The cutting behavior of bandsaws

• Main Author: Lehmann, Bruce
• Language: English
• Published: 2008
• Online Access: http://hdl.handle.net/2429/1772

A model of a bandsaw, subjected to lateral cutting forces on the teeth and restrained by the sawn surfaces of the wood, has been developed. The blade model includes the effects of blade dimensions, bandmill strain, in-plane stresses, tooth (gullet) depth, tooth bending stiffness, blade speed, strain system parameters, and the span between the guides. The lateral cutting forces along the length of the cut were found to have dominant low frequency components and are modelled by functions having spectra that are inversely proportional to the frequency. The results of the model simulation show that when there is little or no contact between the body of the blade and the sawn surfaces, the sawing accuracy is governed by the tooth-tip stiffness and the magnitude of the lateral cutting forces.
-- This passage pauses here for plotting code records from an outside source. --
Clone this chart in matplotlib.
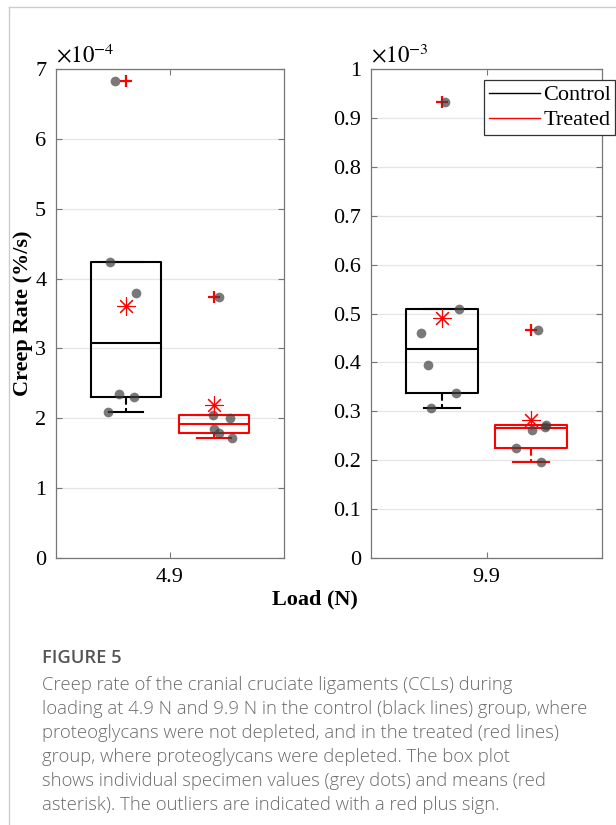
"""
Creep rate of CCLs, control vs treated, box plots at two loads
"""

###############################################################################
# Libraries
import numpy as np
import matplotlib.pyplot as plt
from matplotlib.lines import Line2D
from matplotlib.ticker import FuncFormatter, MultipleLocator

plt.rcParams['font.family'] = ['Liberation Serif', 'DejaVu Serif']
plt.rcParams['mathtext.fontset'] = 'stix'

####################################
# Data (creep rate, %/s, in units of 10^exp)
loads = ['4.9', '9.9']
exps = [-4, -3]
ymax = [7, 1]
ystep = [1, 0.1]

ctrl_49 = [6.83, 4.24, 3.80, 2.35, 2.31, 2.09]
trt_49 = [3.74, 2.05, 2.01, 1.84, 1.79, 1.72]
ctrl_99 = [0.932, 0.510, 0.460, 0.395, 0.338, 0.306]
trt_99 = [0.467, 0.272, 0.268, 0.262, 0.226, 0.197]

# horizontal jitter of the grey dots around each box centre
jit_ctrl_49 = [-0.048, -0.070, 0.044, -0.031, 0.035, -0.079]
jit_trt_49 = [0.022, -0.004, 0.070, 0.000, 0.022, 0.079]
jit_ctrl_99 = [0.013, 0.074, -0.091, -0.060, 0.061, -0.047]
jit_trt_99 = [0.030, 0.065, 0.060, 0.004, -0.065, 0.043]

groups = [[(ctrl_49, jit_ctrl_49), (trt_49, jit_trt_49)],
          [(ctrl_99, jit_ctrl_99), (trt_99, jit_trt_99)]]

####################################
# Styles
pos = [0.807, 1.193]
cols = ['black', 'red']
box_w = 0.31
cap_w = 0.153
spine_c = '#777777'

####################################
# Box statistics (MATLAB style quantiles)
def box_stats(v, whis=1.0):
    v = np.asarray(v, float)
    q1, med, q3 = np.percentile(v, [25, 50, 75], method='hazen')
    iqr = q3 - q1
    ok = (v >= q1 - whis*iqr) & (v <= q3 + whis*iqr)
    return dict(q1=q1, med=med, q3=q3, whislo=v[ok].min(), whishi=v[ok].max(),
                fliers=v[~ok])

def draw_group(ax, vals, jit, x, col):
    st = box_stats(vals)
    lp = dict(color=col, lw=1.5)
    ax.bxp([st], positions=[x], widths=box_w, capwidths=[cap_w], showfliers=False,
           boxprops=lp, medianprops=lp, capprops=lp,
           whiskerprops=dict(color=col, lw=1.5, ls='--'), manage_ticks=False)
    fl = st['fliers']
    ax.plot(np.full(len(fl), x), fl, '+', color='red', ms=9, mew=1.6, zorder=4)
    ax.plot(x + np.asarray(jit), vals, 'o', color='#404040', alpha=0.7,
            ms=7, mec='none', zorder=5)
    ax.plot(x, np.mean(vals), marker=(8, 2, 0), color='red', ms=13, mew=0.8,
            ls='none', zorder=6)

####################################
# Figure
fig = plt.figure(figsize=(6.16, 8.25), dpi=100)
rects = [[0.0909, 0.3236, 0.370, 0.5927], [0.6023, 0.3236, 0.375, 0.5927]]

for k in range(2):
    ax = fig.add_axes(rects[k])
    for (vals, jit), x, col in zip(groups[k], pos, cols):
        draw_group(ax, vals, jit, x, col)
    ax.set_xlim(0.5, 1.5)
    ax.set_ylim(0, ymax[k])
    ax.set_xticks([1])
    ax.set_xticklabels([loads[k]])
    ax.yaxis.set_major_locator(MultipleLocator(ystep[k]))
    ax.yaxis.set_major_formatter(FuncFormatter(lambda v, p: '%g' % round(v, 6)))
    ax.tick_params(direction='in', top=True, right=True, length=4, width=0.8,
                   color=spine_c, labelsize=16, pad=7)
    for s in ax.spines.values():
        s.set_color(spine_c)
        s.set_linewidth(0.9)
    ax.yaxis.grid(True, color='#e6e6e6', lw=1)
    ax.set_axisbelow(True)
    ax.text(0.0, 1.004, r'$\times10^{\mathrm{-}%d}$' % -exps[k], transform=ax.transAxes,
            ha='left', va='bottom', fontsize=16.5)
    if k == 1:
        h = [Line2D([], [], color='black', lw=1), Line2D([], [], color='red', lw=1)]
        leg = ax.legend(h, ['Control', 'Treated'], loc='upper right',
                        bbox_to_anchor=(1.058, 0.977), borderaxespad=0,
                        fontsize=16, fancybox=False, handlelength=2.3,
                        handletextpad=0.15, borderpad=0.2, labelspacing=0.2,
                        framealpha=1)
        leg.get_frame().set_edgecolor('#333333')
        leg.get_frame().set_linewidth(0.9)

fig.text(0.0375, 0.6200, 'Creep Rate (%/s)', rotation=90, ha='center', va='center',
         fontsize=16, fontweight='bold')
fig.text(0.511, 0.273, 'Load (N)', ha='center', va='center',
         fontsize=16, fontweight='bold')

####################################
# Caption
cap_lines = ['Creep rate of the cranial cruciate ligaments (CCLs) during',
             'loading at 4.9 N and 9.9 N in the control (black lines) group, where',
             'proteoglycans were not depleted, and in the treated (red lines)',
             'group, where proteoglycans were depleted. The box plot',
             'shows individual specimen values (grey dots) and means (red',
             'asterisk). The outliers are indicated with a red plus sign.']
x0 = 42/616
fig.text(x0, 1 - 663/825, 'FIGURE 5', ha='left', va='baseline', fontsize=13.2,
         family='Open Sans', fontweight='semibold', color='#555555')
for i, line in enumerate(cap_lines):
    fig.text(x0, 1 - (690 + 24*i)/825, line, ha='left', va='baseline',
             fontsize=13.3, family='Open Sans', fontweight='light', color='#6a6a6a')

# page frame
fig.add_artist(Line2D([9/616, 1], [1 - 7/825, 1 - 7/825], color='#cccccc', lw=1))
fig.add_artist(Line2D([9/616, 9/616], [0, 1 - 7/825], color='#cccccc', lw=1))

plt.savefig('out.png', dpi=100)
plt.close()
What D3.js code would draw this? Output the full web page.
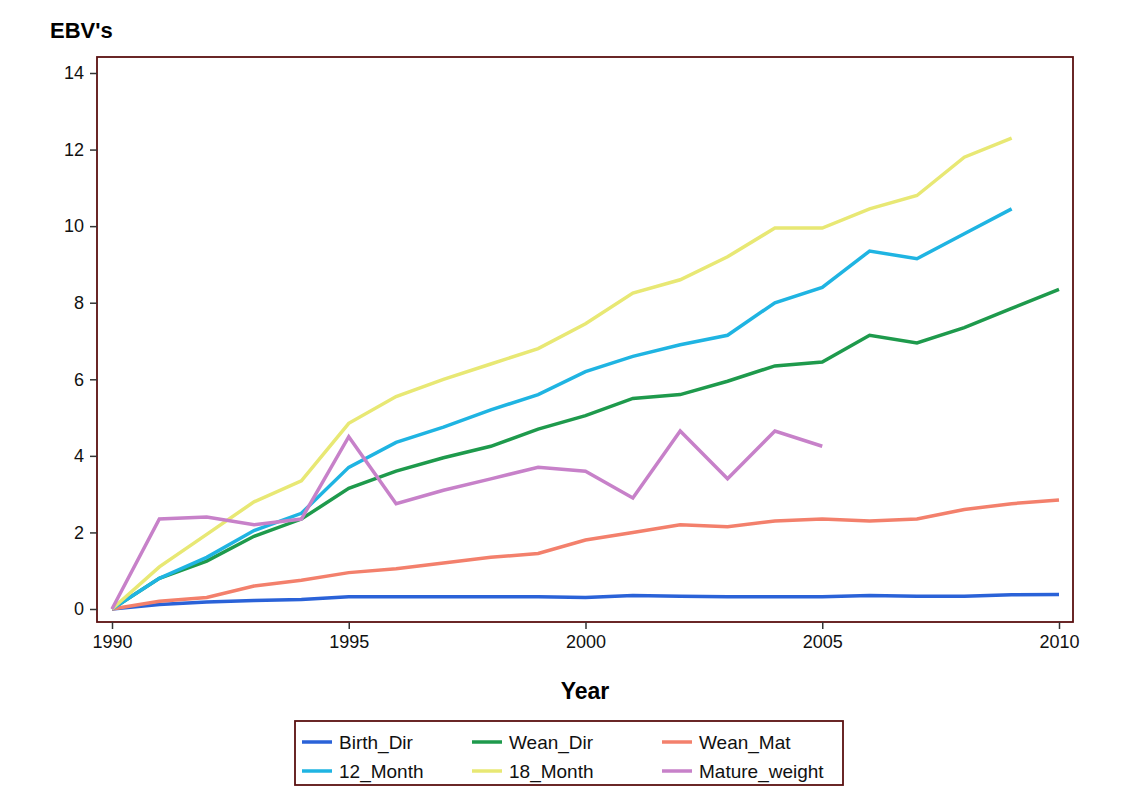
<!DOCTYPE html>
<html>
<head>
<meta charset="utf-8">
<script src="https://d3js.org/d3.v7.min.js"></script>
<style>
  body { margin: 0; background: #fff; }
  text { font-family: Arial, "Liberation Sans", sans-serif; }
</style>
</head>
<body>
<script>
  var years = d3.range(1990, 2011);
  var birthDir = [0, .12, .18, .22, .25, .32, .32, .32, .32, .32, .3, .35, .33, .32, .32, .32, .35, .33, .33, .37, .38];
  var weanDir = [0, .8, 1.25, 1.9, 2.35, 3.15, 3.6, 3.95, 4.25, 4.7, 5.05, 5.5, 5.6, 5.95, 6.35, 6.45, 7.15, 6.95, 7.35, 7.85, 8.35];
  var weanMat = [0, .2, .3, .6, .75, .95, 1.05, 1.2, 1.35, 1.45, 1.8, 2.0, 2.2, 2.15, 2.3, 2.35, 2.3, 2.35, 2.6, 2.75, 2.85];
  var month12 = [0, .8, 1.35, 2.05, 2.5, 3.7, 4.35, 4.75, 5.2, 5.6, 6.2, 6.6, 6.9, 7.15, 8.0, 8.4, 9.35, 9.15, 9.8, 10.45];
  var month18 = [0, 1.1, 1.95, 2.8, 3.35, 4.85, 5.55, 6.0, 6.4, 6.8, 7.45, 8.25, 8.6, 9.2, 9.95, 9.95, 10.45, 10.8, 11.8, 12.3];
  var matureWeight = [0, 2.35, 2.4, 2.2, 2.35, 4.5, 2.75, 3.1, 3.4, 3.7, 3.6, 2.9, 4.65, 3.4, 4.65, 4.25];
  var xTicks = [1990, 1995, 2000, 2005, 2010];
  var yTicks = [0, 2, 4, 6, 8, 10, 12, 14];

  var series = [
    {name: "Birth_Dir", values: birthDir, color: "#2a62d8"},
    {name: "Wean_Dir", values: weanDir, color: "#1e9a4c"},
    {name: "Wean_Mat", values: weanMat, color: "#f3806c"},
    {name: "12_Month", values: month12, color: "#1fb4e2"},
    {name: "18_Month", values: month18, color: "#e8e874"},
    {name: "Mature_weight", values: matureWeight, color: "#c781c9"}
  ];

  var svg = d3.select("body").append("svg").attr("width", 1143).attr("height", 786);
  var frameColor = "#5a1010";

  var x = d3.scaleLinear().domain([1990, 2010]).range([112, 1059]);
  var y = d3.scaleLinear().domain([0, 14]).range([609, 73]);

  svg.append("rect").attr("x", 97).attr("y", 57).attr("width", 976).attr("height", 565)
    .attr("fill", "none").attr("stroke", frameColor).attr("stroke-width", 1.8);

  var yAxis = svg.append("g").attr("transform", "translate(97,0)")
    .call(d3.axisLeft(y).tickValues(yTicks).tickSize(7).tickPadding(6));
  var xAxis = svg.append("g").attr("transform", "translate(0,622)")
    .call(d3.axisBottom(x).tickValues(xTicks).tickFormat(d3.format("d")).tickSize(7).tickPadding(6));
  [xAxis, yAxis].forEach(function(a) {
    a.select(".domain").remove();
    a.selectAll("line").attr("stroke", "#333").attr("stroke-width", 1.5);
    a.selectAll("text").attr("font-size", 18).attr("fill", "#111").style("font-family", "Arial, sans-serif");
  });

  svg.append("text").attr("x", 50).attr("y", 38).attr("font-size", 22).attr("font-weight", "bold").text("EBV's");
  svg.append("text").attr("x", 585).attr("y", 699).attr("text-anchor", "middle")
    .attr("font-size", 23).attr("font-weight", "bold").text("Year");

  var line = d3.line().x(function(d, i) { return x(years[i]); }).y(function(d) { return y(d); });
  series.forEach(function(s) {
    svg.append("path").datum(s.values).attr("d", line).attr("fill", "none")
      .attr("stroke", s.color).attr("stroke-width", 3.5);
  });

  svg.append("rect").attr("x", 295).attr("y", 721).attr("width", 548).attr("height", 64)
    .attr("fill", "none").attr("stroke", frameColor).attr("stroke-width", 1.8);
  var cols = [302, 472, 662];
  series.forEach(function(s, i) {
    var lx = cols[i % 3], ly = 742 + Math.floor(i / 3) * 29;
    svg.append("line").attr("x1", lx).attr("x2", lx + 30).attr("y1", ly).attr("y2", ly)
      .attr("stroke", s.color).attr("stroke-width", 3.5);
    svg.append("text").attr("x", lx + 37).attr("y", ly + 7).attr("font-size", 19).attr("fill", "#111").text(s.name);
  });
</script>
</body>
</html>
When the clearance gap is small compared to the blade deflection, the contact forces dominate and poor cutting accuracy results because the blade cannot recover quickly from disturbances. The clearance gap between the blade and a sawn surface is shown to be less than the side clearance of the teeth because of sawdust spillage and surface roughness. A formula is developed that defines how blade stiffness, the clearance gap, and the cutting forces affect sawing deviation. It is found that the tooth-tip stiffness is the blade parameter that most significantly affects cutting accuracy. An example of determining the optimal side clearance and some practical implications of the results are presented.